How can you convince a numerical gradebook to work with alternative grading?
Thanks for addressing this important, and in my corner of academia, much discussed topic! One area that I think warrants further consideration is the use of Quizzes in Canvas. Years ago, before I adopted standards-based grading, I converted a lot of my Canvas activities to Quizzes, which are set at multiple attempts and unlimited time, and function largely as work interactive sheets. Quizzes largely obviate the need for uploading work as a file, among other benefits. However, there seems to be no way to have Canvas grade Quizzes as Complete/Incomplete.
I have experimented with making the points in a Quiz add up to 1, however, this is not always practical. In many cases, I simply enter the final grade in Canvas (using Fudge points) as 0 (revise) or 1 (satisfactory). Unfortunately, students consistently interpret internal points in a Quiz as meaningful, or interpret the 1 or 0 as points rather than symbols (and insist it is not fair to get a zero when they did get some points). I have recently begun looking into Grading Schemes (which can display EMRN letters but are based on points system. Any thoughts on this?
The bigger issue here may be a manifestation of student perceptions of standards-based grading. In those cases where internal points are warranted (or are they?) or necessary such as in Quizzes, how do we manage students' tendency to think in points rather than in terms of meeting standards?
I'm not derailing the post, I'm asking a legitimate question about the ingredients in and the purpose of grades.

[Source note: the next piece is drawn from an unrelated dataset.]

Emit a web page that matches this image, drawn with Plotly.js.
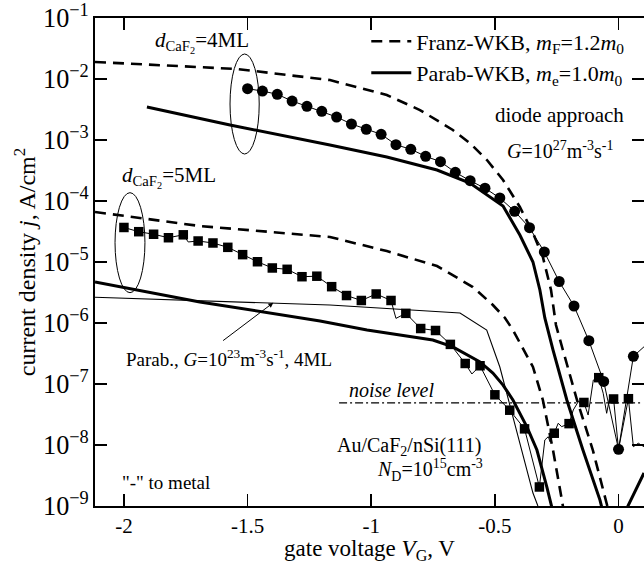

When will your book be published?
Interesting post. Why are Participation and preparedness included in grade determination? Those are behaviors and they should be reported separately. Grades should be based entirely on academic achievement.
Thanks for the very practical post!
The one "hack" I want to share is that when using a 4-category rubric (Robert's EMPX, actually), I assigned points as 5, 4, 1, 0.
That way, when Canvas calculated percentages, there was a very obvious distinction between Meets Expectations and Progressing.
Were these percentages actually used in final grading? No, but it helped prevent students from thinking that E's and P's averaged together could get them a good-enough grade.